Reproduce the listing below exactly, minus its pictures.

* Source excerpt:
________

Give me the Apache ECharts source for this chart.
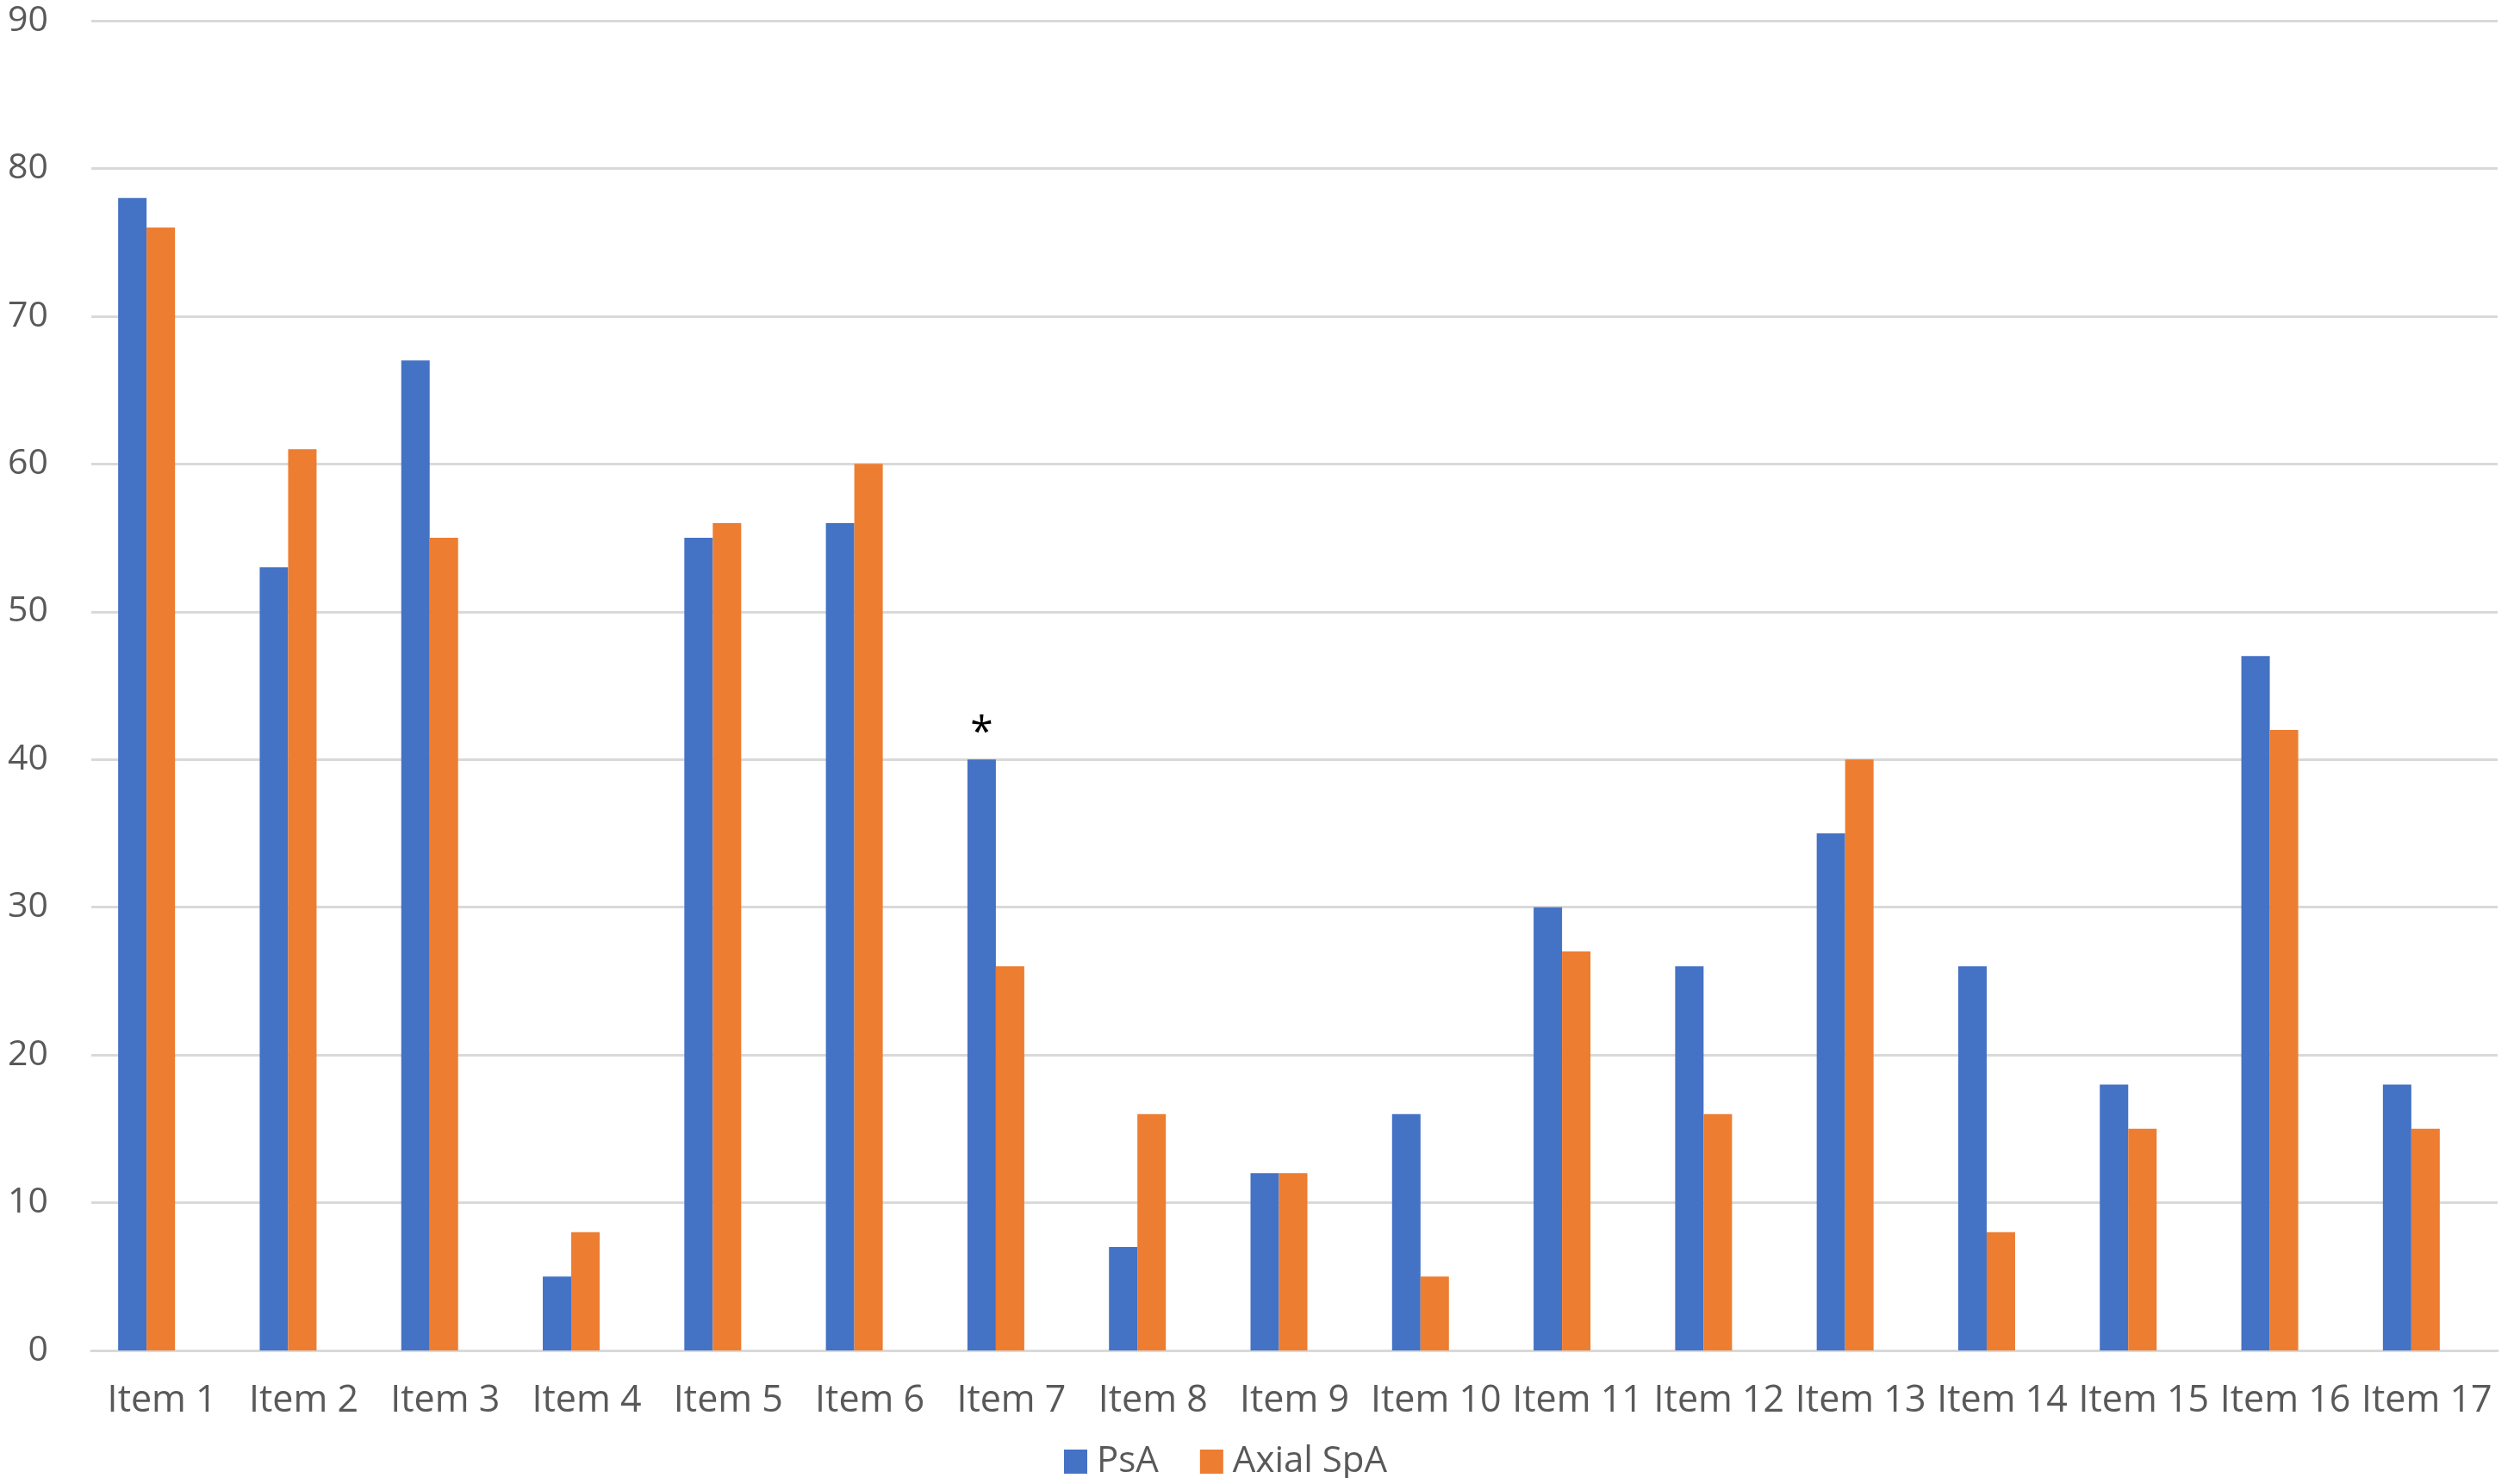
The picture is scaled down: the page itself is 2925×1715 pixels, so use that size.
<!DOCTYPE html>
<html>
<head>
<meta charset="utf-8">
<script src="https://cdn.jsdelivr.net/npm/echarts@6/dist/echarts.min.js"></script>
<style>
html,body{margin:0;padding:0;background:#fff;}
#chart{width:2925px;height:1715px;}
</style>
</head>
<body>
<div id="chart"></div>
<script>
const categories = ['Item 1','Item 2','Item 3','Item 4','Item 5','Item 6','Item 7','Item 8','Item 9','Item 10','Item 11','Item 12','Item 13','Item 14','Item 15','Item 16','Item 17'];
const psa = [78, 53, 67, 5, 55, 56, 40, 7, 12, 16, 30, 26, 35, 26, 18, 47, 18];
const axialSpa = [76, 61, 55, 8, 56, 60, 26, 16, 12, 5, 27, 16, 40, 8, 15, 42, 15];
const psaMarks = ['', '', '', '', '', '', '*', '', '', '', '', '', '', '', '', '', ''];
const yTicks = [0, 10, 20, 30, 40, 50, 60, 70, 80, 90];

const chart = echarts.init(document.getElementById('chart'));
const textColor = '#595959';
const font = 'Open Sans';
chart.setOption({
  backgroundColor: '#ffffff',
  animation: false,
  grid: {left: 106, right: 26, top: 24, bottom: 148},
  legend: {
    left: 1230, top: 1670,
    itemWidth: 27, itemHeight: 28, itemGap: 48,
    icon: 'rect',
    textStyle: {fontFamily: font, fontSize: 42, color: textColor, padding: [0, 0, 0, 6]},
    data: ['PsA', 'Axial SpA']
  },
  xAxis: {
    type: 'category',
    data: categories,
    axisLine: {show: true, lineStyle: {color: '#d9d9d9', width: 3}},
    axisTick: {show: false},
    axisLabel: {fontFamily: font, fontSize: 43, color: textColor, margin: 37, interval: 0}
  },
  yAxis: {
    type: 'value',
    min: yTicks[0], max: yTicks[yTicks.length - 1], interval: 10,
    axisLine: {show: false},
    axisTick: {show: false},
    splitLine: {lineStyle: {color: '#d9d9d9', width: 3}},
    axisLabel: {fontFamily: font, fontSize: 41, color: textColor, margin: 50}
  },
  series: [
    {
      name: 'PsA', type: 'bar', barWidth: 33, barGap: '0%',
      itemStyle: {color: '#4472C4'},
      data: psa.map((v, i) => ({
        value: v,
        label: {show: psaMarks[i] !== '', position: 'top', formatter: psaMarks[i], fontSize: 48, color: '#000', fontFamily: font, distance: 6}
      }))
    },
    {
      name: 'Axial SpA', type: 'bar', barWidth: 33,
      itemStyle: {color: '#ED7D31'},
      data: axialSpa
    },
    {
      name: 'spacer', type: 'bar', barWidth: 36,
      silent: true,
      itemStyle: {color: 'rgba(0,0,0,0)'},
      data: []
    }
  ]
});
</script>
</body>
</html>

________

* Final answer:
Give me the Apache ECharts source for this chart.
The picture is scaled down: the page itself is 2925×1715 pixels, so use that size.
<!DOCTYPE html>
<html>
<head>
<meta charset="utf-8">
<script src="https://cdn.jsdelivr.net/npm/echarts@6/dist/echarts.min.js"></script>
<style>
html,body{margin:0;padding:0;background:#fff;}
#chart{width:2925px;height:1715px;}
</style>
</head>
<body>
<div id="chart"></div>
<script>
const categories = ['Item 1','Item 2','Item 3','Item 4','Item 5','Item 6','Item 7','Item 8','Item 9','Item 10','Item 11','Item 12','Item 13','Item 14','Item 15','Item 16','Item 17'];
const psa = [78, 53, 67, 5, 55, 56, 40, 7, 12, 16, 30, 26, 35, 26, 18, 47, 18];
const axialSpa = [76, 61, 55, 8, 56, 60, 26, 16, 12, 5, 27, 16, 40, 8, 15, 42, 15];
const psaMarks = ['', '', '', '', '', '', '*', '', '', '', '', '', '', '', '', '', ''];
const yTicks = [0, 10, 20, 30, 40, 50, 60, 70, 80, 90];

const chart = echarts.init(document.getElementById('chart'));
const textColor = '#595959';
const font = 'Open Sans';
chart.setOption({
  backgroundColor: '#ffffff',
  animation: false,
  grid: {left: 106, right: 26, top: 24, bottom: 148},
  legend: {
    left: 1230, top: 1670,
    itemWidth: 27, itemHeight: 28, itemGap: 48,
    icon: 'rect',
    textStyle: {fontFamily: font, fontSize: 42, color: textColor, padding: [0, 0, 0, 6]},
    data: ['PsA', 'Axial SpA']
  },
  xAxis: {
    type: 'category',
    data: categories,
    axisLine: {show: true, lineStyle: {color: '#d9d9d9', width: 3}},
    axisTick: {show: false},
    axisLabel: {fontFamily: font, fontSize: 43, color: textColor, margin: 37, interval: 0}
  },
  yAxis: {
    type: 'value',
    min: yTicks[0], max: yTicks[yTicks.length - 1], interval: 10,
    axisLine: {show: false},
    axisTick: {show: false},
    splitLine: {lineStyle: {color: '#d9d9d9', width: 3}},
    axisLabel: {fontFamily: font, fontSize: 41, color: textColor, margin: 50}
  },
  series: [
    {
      name: 'PsA', type: 'bar', barWidth: 33, barGap: '0%',
      itemStyle: {color: '#4472C4'},
      data: psa.map((v, i) => ({
        value: v,
        label: {show: psaMarks[i] !== '', position: 'top', formatter: psaMarks[i], fontSize: 48, color: '#000', fontFamily: font, distance: 6}
      }))
    },
    {
      name: 'Axial SpA', type: 'bar', barWidth: 33,
      itemStyle: {color: '#ED7D31'},
      data: axialSpa
    },
    {
      name: 'spacer', type: 'bar', barWidth: 36,
      silent: true,
      itemStyle: {color: 'rgba(0,0,0,0)'},
      data: []
    }
  ]
});
</script>
</body>
</html>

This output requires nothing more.